Les patrouilles nocturnes ont été, ainsi, interrompues. Pour des raisons de sécurité, les patrouilles terrestres à l’est du dispositif de sécurité ont été limitées à un rayon de 125 kilomètres autour des bases d’opérations. Le déploiement d’un troisième hélicoptère a permis à la Minurso d’accroître sensiblement le nombre de vols de reconnaissance aérienne et de combler de la sorte les lacunes des patrouilles terrestres, de couvrir une plus grande zone, d’augmenter la fréquence des patrouilles et de réduire celles des patrouilles terrestres qui sont les plus dangereuses et les moins efficaces. Rappelons que la Minurso a été créée par la résolution 690 (1991) du Conseil de sécurité en date du 29 avril 1991, suite à l’acceptation des propositions de règlement par le Maroc et le Front Polisario, le 30 août 1988. Elle compte actuellement un total de 486 membres dont 230 civils. Elle est financée au moyen d’un compte séparé approuvé annuellement par l’Assemblée générale. Son budget pour l’actuel exercice (juillet 2019-juin 2020) est d’un peu plus de 60,45 millions de dollars. Les Etats-Unis, la France, le Japon, l’Allemagne, la Chine et le Royaume-Uni sont les plus grands contributeurs à ce budget.

 

Ce qui se passe à El Guerguerat depuis quelque temps est très inquiétant. C’est le Secrétaire général de l’ONU qui l’affirme dans son rapport. L’augmentation du trafic commercial à travers la zone tampon et l’intensification des activités civiles menées pour l’entraver suscitent des tensions dans cette zone sensible. En effet, note le rapport, le 23 juillet, le Représentant permanent du Maroc auprès de l’ONU, Omar Hilale, a écrit au Secrétaire général adjoint aux opérations de paix pour lui dire que les personnes qui bloquaient la route étaient des contrebandiers qui se faisaient passer pour des manifestants. Le Maroc, a-t-il affirmé, ne pouvait tolérer plus longtemps les entraves à la circulation des civils et des marchandises et informait le Secrétaire général-adjoint que le Maroc pourrait être amené à intervenir si les barrages routiers persistaient. Le Polisario, lui, vient, dans un geste complètement illogique, de demander à l’ONU la fermeture immédiate de ce passage frontalier entre le Maroc et la Mauritanie dans une lettre transmise en son nom par la Namibie.

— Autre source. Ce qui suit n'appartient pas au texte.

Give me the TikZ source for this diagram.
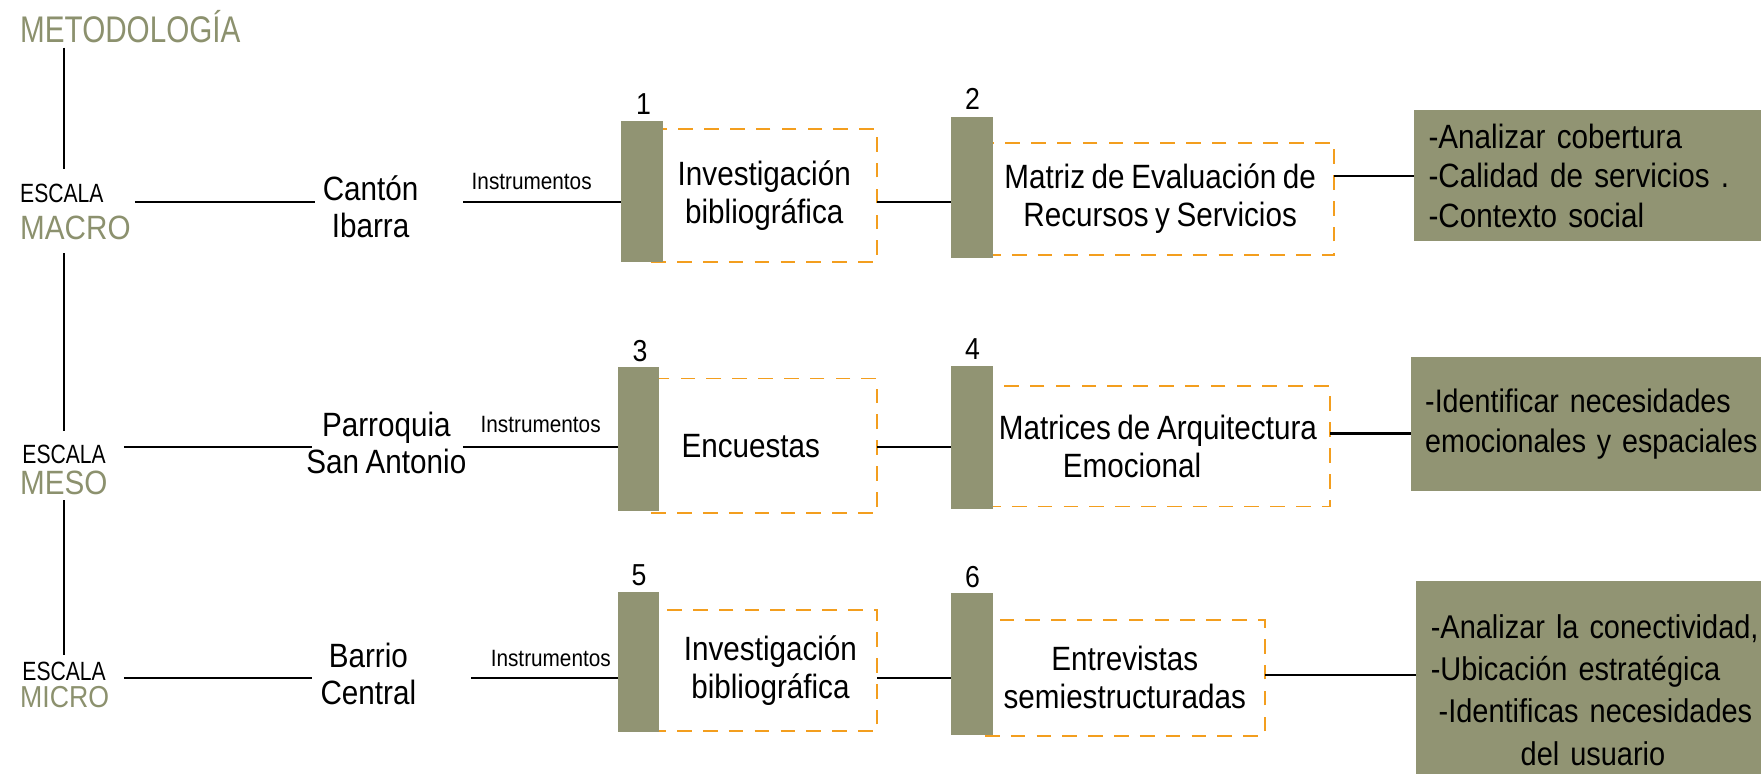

Le Secrétaire général ne l’entend pas de cette oreille. Pour lui, le trafic commercial ne doit pas être interrompu dans cette zone. Pour ce faire, la Minurso a continué de suivre la situation de près à El Guerguerat par l’intermédiaire d’une patrouille quotidienne composée d’observateurs militaires des Nations Unies basés dans la zone. Elle est, d’ailleurs, intervenue de manière informelle à plusieurs reprises pour apaiser les tensions et rétablir la circulation, ainsi que pour aider des touristes étrangers bloqués dans la zone tampon. Mais cela reste insuffisant tant que l’autre partie continue à prendre en otage le commerce international à travers cette zone. Dans cette perspective, une évaluation spéciale des risques de sécurité de cette zone tampon est en cours. L’ONU envisage, en fait, de faire d’elle une cinquième zone de sécurité «en raison de l’augmentation des tensions, de l’absence d’autorité locale garante de la sécurité de la Minurso et de quelques manifestations d’agressivité envers le personnel non armé de l’ONU».